Until then, he said, the challenges of accessing what was regarded as ‘stranded gas’ were simply too extreme. ‘It’s in the deepest water that is currently being accessed in the UK — 600m — and in an area of extreme environmental conditions,’ said Cutler. ‘There’s very little export infrastructure for not just evacuating the products but processing them as well. We’ve had to start with a blank sheet of paper in that respect.’
Being so far away from the shore presented some significant challenges in terms of the design and installation of the subsea infrastructure. For instance, the 125km-long umbilical cable, which had to be installed in one piece to maintain signal strength and avoid the risk of leaks, had to be specially designed to keep within the 3,000-tonne limit of the carousel on the umbilical installation vessel.
The challenges on dry land are no less extreme with environmental regulations forcing the company to build a special facility to store and preserve the 650,000m3 of peat that was cut during the construction of the gas plant. Cutler said: ‘This is a world first… it’s effectively an enormous tank with a membrane that allows the water to drain through it.’
The project is now more than 80 per cent complete. The key elements of the subsea system are in place, drilling has begun and the gas plant is almost finished. Production from the facility is scheduled to start in summer 2014 and, at peak rate, the field is expected to produce 14 million cubic metres of gas and condensate per day.
With exploration continuing in the region and Total currently drilling an exploration well to the north east of Laggan Tormore, Cutler doesn’t rule out further discoveries in the vicinity. Indeed, he said that the capacity of infrastructure has been deliberately oversized with this in mind.
But while Laggan Tormore lies in the deepest UK waters accessed to date, a potentially even more challenging project lies further to northwest: Chevron’s Rosebank development, which will operate at a water depth of 1,100m.
The project — which also involves Statoil, OMV and Dong — is currently at the Front End Engineering and Design (FEED) stage but will ultimately include a floating production, storage and offloading vessel, production and water injection wells, subsea facilities, and a 147km gas export pipeline that will tie in to the SIRGE pipeline in the North Sea.
Discovered in 2004, the Rosebank field is estimated to contain total potentially recoverable oil-equivalent resources of 240 million barrels and has been at the forefront of the use of new advanced seismic imaging techniques (see box).
Despite the scale and ambition of the projects currently taking shape in the region, one gets an industry-wide sense that we’ve only just scratched the surface of the West of Shetland.
It’s the last remaining province we’re aware of and, on the world stage, it’s one of the harshest environments that we know. These are new play areas where there are still surprises to be had.
At the Clair field, BP is drilling at least five appraisal wells ahead of an anticipated third phase and, with the 28th licensing round due to be published in January 2014, activity in the region is expected is expected to continue to ramp up in the coming months and years.

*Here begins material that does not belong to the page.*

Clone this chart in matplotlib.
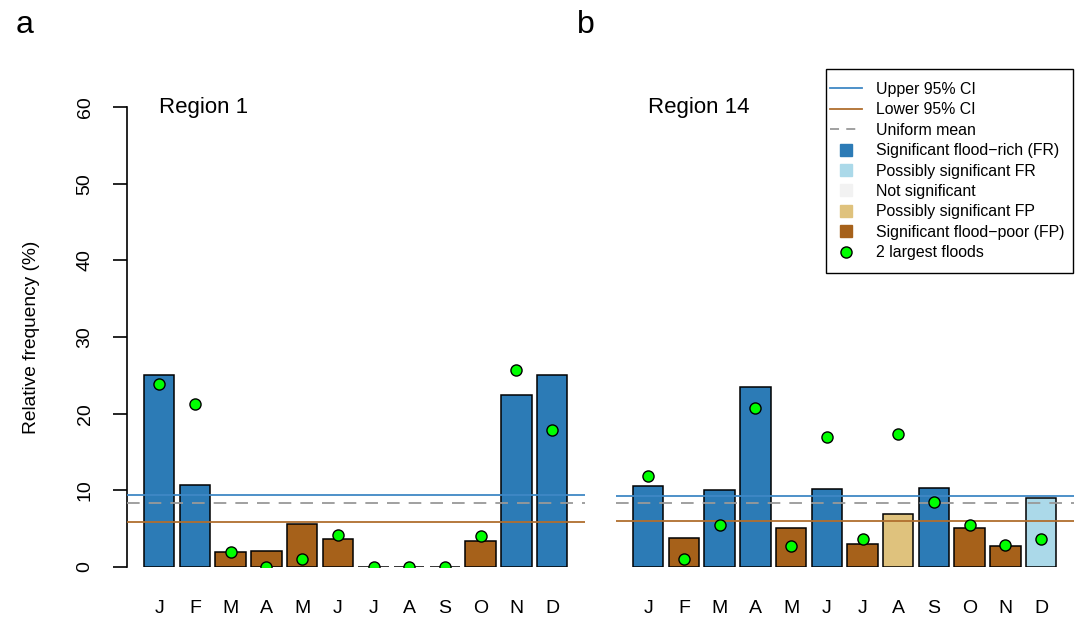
import numpy as np
import matplotlib
matplotlib.use("Agg")
import matplotlib.pyplot as plt
from matplotlib.lines import Line2D
from matplotlib.patches import Rectangle

plt.rcParams['font.family'] = ['Liberation Sans', 'DejaVu Sans']

# data
months = ["J", "F", "M", "A", "M", "J", "J", "A", "S", "O", "N", "D"]

# Region 1
freq_r1 = [25.0, 10.7, 2.0, 2.1, 5.6, 3.7, 0.0, 0.0, 0.0, 3.4, 22.4, 25.1]
cls_r1 = ["FR", "FR", "FP", "FP", "FP", "FP", "FP", "FP", "FP", "FP", "FR", "FR"]
top2_r1 = [23.9, 21.3, 2.0, 0.0, 1.0, 4.2, 0.0, 0.0, 0.0, 4.0, 25.7, 17.9]
upper_r1 = 9.4
lower_r1 = 5.9

# Region 14
freq_r14 = [10.6, 3.8, 10.0, 23.5, 5.1, 10.2, 3.0, 6.9, 10.3, 5.1, 2.8, 9.0]
cls_r14 = ["FR", "FP", "FR", "FR", "FP", "FR", "FP", "pFP", "FR", "FP", "FP", "pFR"]
top2_r14 = [11.9, 1.0, 5.5, 20.7, 2.8, 17.0, 3.7, 17.3, 8.5, 5.5, 2.9, 3.7]
upper_r14 = 9.3
lower_r14 = 6.0

uniform_mean = 100 / 12

colours = {"FR": "#2C7BB6", "pFR": "#ABD9E9", "NS": "#F2F2F2",
           "pFP": "#DFC27D", "FP": "#A6611A"}
upper_col = "#3F88C5"
lower_col = "#B06E2E"
mean_col = "#999999"

W, H = 1082, 620
fig = plt.figure(figsize=(W / 100, H / 100), dpi=100)


def panel(left_px, right_px, freq, cls, top2, upper, lower, region, first):
    ax = fig.add_axes([left_px / W, (H - 567) / H, (right_px - left_px) / W, 460 / H])
    x = np.arange(len(months))
    ax.bar(x, freq, width=0.85, color=[colours[c] for c in cls],
           edgecolor="black", linewidth=1.1, zorder=2)
    ax.axhline(upper, color=upper_col, lw=1.3, zorder=3)
    ax.axhline(lower, color=lower_col, lw=1.3, zorder=3)
    ax.axhline(uniform_mean, color=mean_col, lw=1.3, ls=(0, (7, 5)), zorder=3)
    ax.plot(x, top2, ls="none", marker="o", ms=8, mfc="#00FF00", mec="black",
            mew=1.0, zorder=4)
    ax.set_xlim(-0.9, 11.92)
    ax.set_ylim(0, 60)
    for s in ["top", "right", "bottom"]:
        ax.spines[s].set_visible(False)
    ax.set_xticks(x)
    ax.set_xticklabels(months, fontsize=14)
    ax.tick_params(axis="x", length=0, pad=24)
    if first:
        ax.spines["left"].set_linewidth(1.2)
        ax.set_yticks(np.arange(0, 61, 10))
        ax.set_yticklabels([str(v) for v in range(0, 61, 10)], fontsize=14,
                           rotation=90, va="center")
        ax.tick_params(axis="y", length=10, width=1.2, pad=14)
    else:
        ax.spines["left"].set_visible(False)
        ax.set_yticks([])
    ax.text(0, 60, region, fontsize=16, ha="left", va="center")
    return ax


panel(127, 585, freq_r1, cls_r1, top2_r1, upper_r1, lower_r1, "Region 1", True)
panel(616, 1074, freq_r14, cls_r14, top2_r14, upper_r14, lower_r14, "Region 14", False)

fig.text(32 / W, 1 - 337 / H, "Relative frequency (%)", rotation=90,
         fontsize=13.8, ha="center", va="center")
fig.text(16 / W, 1 - 33 / H, "a", fontsize=23, ha="left", va="baseline")
fig.text(577 / W, 1 - 33 / H, "b", fontsize=23, ha="left", va="baseline")

# legend
labels = ["Upper 95% CI", "Lower 95% CI", "Uniform mean",
          "Significant flood\u2212rich (FR)", "Possibly significant FR",
          "Not significant", "Possibly significant FP",
          "Significant flood\u2212poor (FP)", "2 largest floods"]
handles = [
    Line2D([], [], color=upper_col, lw=1.3),
    Line2D([], [], color=lower_col, lw=1.3),
    Line2D([], [], color=mean_col, lw=1.3, ls=(0, (5, 4))),
]
for key in ["FR", "pFR", "NS", "pFP", "FP"]:
    handles.append(Line2D([], [], ls="none", marker="s", ms=8,
                          mfc=colours[key], mec=colours[key]))
handles.append(Line2D([], [], ls="none", marker="o", ms=8, mfc="#00FF00",
                      mec="black", mew=1.0))

fig.add_artist(Rectangle((826 / W, 1 - 273 / H), (1073 - 826) / W, (273 - 69) / H,
                         transform=fig.transFigure, fill=False,
                         edgecolor="black", lw=1.0))
fig.legend(handles, labels, loc="upper left", bbox_to_anchor=(830 / W, 1 - 82 / H),
           frameon=False, fontsize=11.4, borderpad=0, borderaxespad=0,
           handlelength=2.0, handletextpad=0.9, labelspacing=0.34)

fig.savefig("out.png", dpi=100)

For Total’s Cutler, the West of Shetland region represents the oil and gas industry at its most exciting. ‘It’s a very important area for the UK,’ he said. It’s the last-remaining province we’re aware of and, on the world stage, it’s one of the harshest environments that we know. These are new play areas where there are still surprises to be had.’
Oil and Gas UK’s Oonah Werngren agreed that there’s a real buzz about the region. ‘It’s the one area where today we can envisage that we’ll be producing hydrocarbons beyond 2050. We’re looking at newly discovered fields, we’re not talking about decommissioning in this area. We’re talking about new drilling, new discoveries and new infrastructure — it’s quite a different story.’
Advances in seismic imaging technology have been key to developing the West of Shetland
New developments in seismic imaging and seabed data-gathering technology have played a major role in industry’s quest to understand and unlock the geology in the West of Shetland region.
One of the most advanced techniques in the industry’s arsenal is Ocean Bottom Node (OBN) technology, which has been used by Chevron to evaluate its deepwater Rosebank project.
The technology involves using remotely operated vehicles to place individual sensors on the seafloor, as opposed to conventional technology, which uses sensors on streamers towed behind a vessel.
A better seismic image results from being able to deal better with echoes (‘multiples’) within the water layer by recording sound reflections from a wide range of directions (‘azimuths) and by providing a better measure of the speed of sound (‘seismic velocity’) in the rocks.
This is particularly useful in Rosebank as reservoir sandstones lie within volcanic layers that have a wide range of acoustic properties. According to Chevron, data acquired using this process gives a higher-resolution structural image of reservoir thickness and faulting, improves estimates of oil and gas in the reservoir, allows optimisation of well plans, and establishes a clear reference for any further seismic surveys to monitor production.